Insider Brief
- Rice University and NASA Johnson Space Center launched an open-source simulator for developing robots that could work inside spacecraft and space habitats.
- Rice said the iMETRO Dynamic Simulation is a digital twin of NASA Johnson’s iMETRO facility and was debuted at the 2026 IEEE International Conference on Robotics and Automation in Vienna.
- The project, funded by NASA, Rice and the National Science Foundation, is designed to let researchers remotely create, test and validate robotic software before moving it to NASA’s physical test bed.
A Rice University and NASA Johnson Space Center project has produced an open-source simulator for developing robots that could work inside spacecraft and space habitats.
According to Rice, researchers from the university and NASA Johnson launched the iMETRO Dynamic Simulation, which it described as the world’s first open-source dynamic simulation environment for intravehicular space robotics.
The team debuted the platform at the 2026 IEEE International Conference on Robotics and Automation in Vienna and the project was funded by NASA, Rice and the National Science Foundation.
The NASA team includes Nathan Dunkelberger, Erik Holum, Emma Zemler and Shaun Azimi, who leads NASA Johnson’s Dexterous Robotics team. The Rice team includes Nikki Hart, a doctoral student and NASA Pathways intern, and Lydia Kavraki, a University Professor at Rice and professor of computer science, electrical and computer engineering, mechanical engineering and bioengineering.
“By developing a full-featured, high-fidelity dynamic simulation of a NASA space operations test facility, this new modeling tool makes research in space robotics accessible to the global robotics community,” noted Kavraki.“The new digital twin simulation environment can serve as a virtual open-source testbed to develop and validate proposed solutions, significantly advancing research and development in intravehicular space robotics.”
The simulator is a digital twin of NASA Johnson’s iMETRO facility, a physical test bed with full-scale mockups of future space vehicles and lunar habitats, along with custom robotic platforms. The goal, Rice indicated, is to give researchers a way to design, test and validate robot software before moving it to physical hardware.

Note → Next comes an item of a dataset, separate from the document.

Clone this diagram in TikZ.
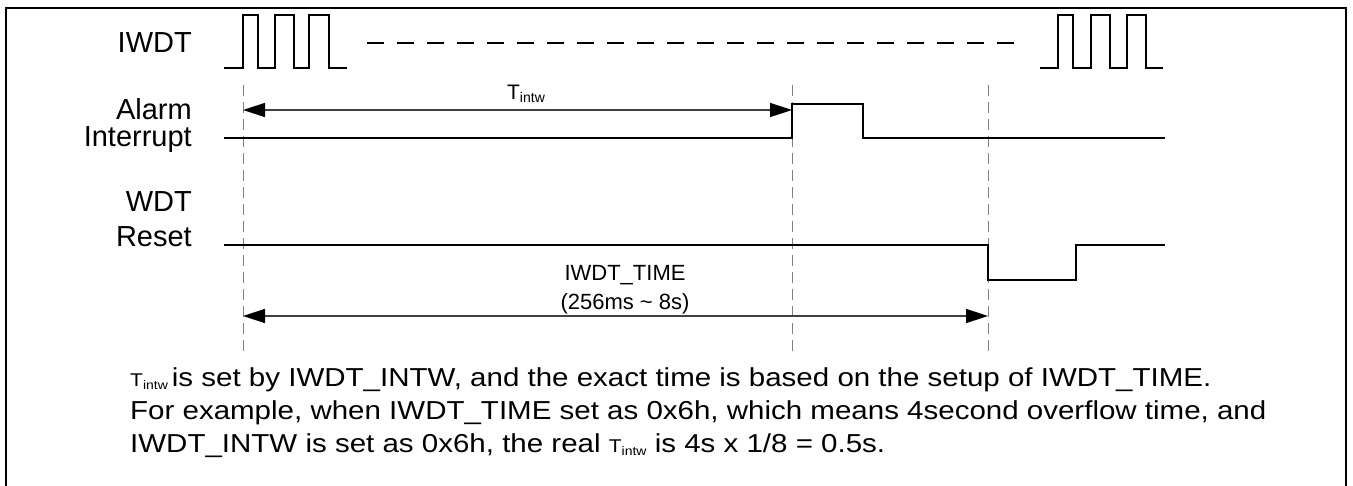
\documentclass[tikz,border=0pt]{standalone}
\usepackage{fontspec}
\setmainfont{Liberation Sans}
\usetikzlibrary{arrows.meta}
\definecolor{guidegray}{RGB}{128,128,128}
\definecolor{arrowgray}{RGB}{64,64,64}
\newcommand{\Tintw}{{\fontsize{21}{24}\selectfont T\raisebox{-3pt}{\fontsize{14}{16}\selectfont intw}}}
\newcommand{\squash}[1]{\scalebox{1}[0.88]{#1}}
\begin{document}
\begin{tikzpicture}[x=1pt,y=-1pt,
  sig/.style={line width=1.8pt, line join=miter, black},
  guide/.style={guidegray, line width=1pt, dash pattern=on 11pt off 6pt},
  span/.style={arrowgray, line width=1.5pt,
    {Triangle[length=22pt,width=14pt,color=black]}-{Triangle[length=22pt,width=14pt,color=black]}},
  lbl/.style={anchor=base east, inner sep=0pt, font=\fontsize{29}{34}\selectfont},
  note/.style={anchor=base west, inner sep=0pt, font=\fontsize{29.5}{34}\selectfont},
  small/.style={inner sep=0pt, font=\fontsize{22}{26}\selectfont}]
\useasboundingbox (0,0) rectangle (1353,486);
\draw[line width=2pt] (6,486) -- (6,8) -- (1346,8) -- (1346,486);

% guide lines
\coordinate (g1t) at (243,85);  \coordinate (g1b) at (243,356);
\coordinate (g2t) at (792,85);  \coordinate (g2b) at (792,356);
\coordinate (g3t) at (988,85);  \coordinate (g3b) at (988,356);
\draw[guide] (g1t) -- (g1b);
\draw[guide] (g2t) -- (g2b);
\draw[guide] (g3t) -- (g3b);

% labels
\node[lbl] (lIWDT) at (192,53) {IWDT};
\node[lbl] (lAlarm) at (192,120) {Alarm};
\node[lbl] (lInt) at (192,147) {Interrupt};
\node[lbl] (lWDT) at (192,212) {WDT};
\node[lbl] (lReset) at (192,247) {Reset};

% IWDT clock
\draw[sig] (224,68) -- (243,68) -- (243,15) -- (258,15) -- (258,68) -- (275,68) -- (275,15) -- (294,15) -- (294,68) -- (309,68) -- (309,15) -- (329,15) -- (329,68) -- (347,68);
\draw[sig, dash pattern=on 17pt off 13pt] (367,43) -- (1015,43);
\draw[sig] (1040,68) -- (1058,68) -- (1058,15) -- (1073,15) -- (1073,68) -- (1091,68) -- (1091,15) -- (1110,15) -- (1110,68) -- (1127,68) -- (1127,15) -- (1146,15) -- (1146,68) -- (1163,68);

% Alarm interrupt
\draw[sig] (224,138) -- (792,138) -- (792,104) -- (863,104) -- (863,138) -- (1165,138);
\coordinate (a1) at (243,110); \coordinate (a2) at (792,110);
\draw[span] (a1) -- (a2);
\node[inner sep=0pt, anchor=base] (tl) at (526,100) {\Tintw};

% WDT reset
\draw[sig] (224,245) -- (988,245) -- (988,280) -- (1076,280) -- (1076,245) -- (1165,245);
\coordinate (b1) at (243,316); \coordinate (b2) at (988,316);
\draw[span] (b1) -- (b2);
\node[small, anchor=base] (tt) at (625,281) {IWDT\_TIME};
\node[small, anchor=base] (tr) at (625,310) {(256ms \textasciitilde{} 8s)};

% notes
\node[note] (n1) at (130,387) {\squash{\Tintw\hspace{4pt}is set by IWDT\_INTW, and the exact time is based on the setup of IWDT\_TIME.}};
\node[note] (n2) at (130,420) {\squash{For example, when IWDT\_TIME set as 0x6h, which means 4second overflow time, and}};
\node[note] (n3) at (130,453) {\squash{IWDT\_INTW is set as 0x6h, the real \Tintw{} is 4s x 1/8 = 0.5s.}};
\end{tikzpicture}
\end{document}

The project tackles the practical problem of making the most of astronauts’ time during long-duration spaceflight. Azimi noted that crew members spend about a third of their time on routine maintenance work, including moving trash bags or cargo from resupply capsules. Robots that can handle some of those tasks could free astronauts to focus more time on science and exploration, according to Rice.
Developing those robots remains difficult because space habitats create manipulation challenges that differ from Earth-based settings, including low- and zero-gravity conditions. The broader robotics community has lacked accessible open-source tools for simulating those conditions and testing robot behaviors for space interiors, according to Rice.
In the paper presented at ICRA, the Rice-NASA team described how it developed and validated the iMETRO Dynamic Simulation software. The researchers also used the simulator to build and deploy an application that can remotely operate robots at NASA’s physical iMETRO facility.
Rice reported that the team was able to move a newly developed application from the simulation environment to the NASA Johnson facility and have it operating in less than a day.
“For the first time, this simulation will allow researchers around the world to remotely create and test a new robotic software and validate how it integrates with and performs with various hardware configurations and operational paradigms at NASA’s physical test bed,” added Hart.
The work was funded by the NASA Johnson Space Center Engineering Innovation Fund, the Ken Kennedy Institute at Rice University, Rice University’s School of Engineering and Computing, the U.S. National Science Foundation and Rice University.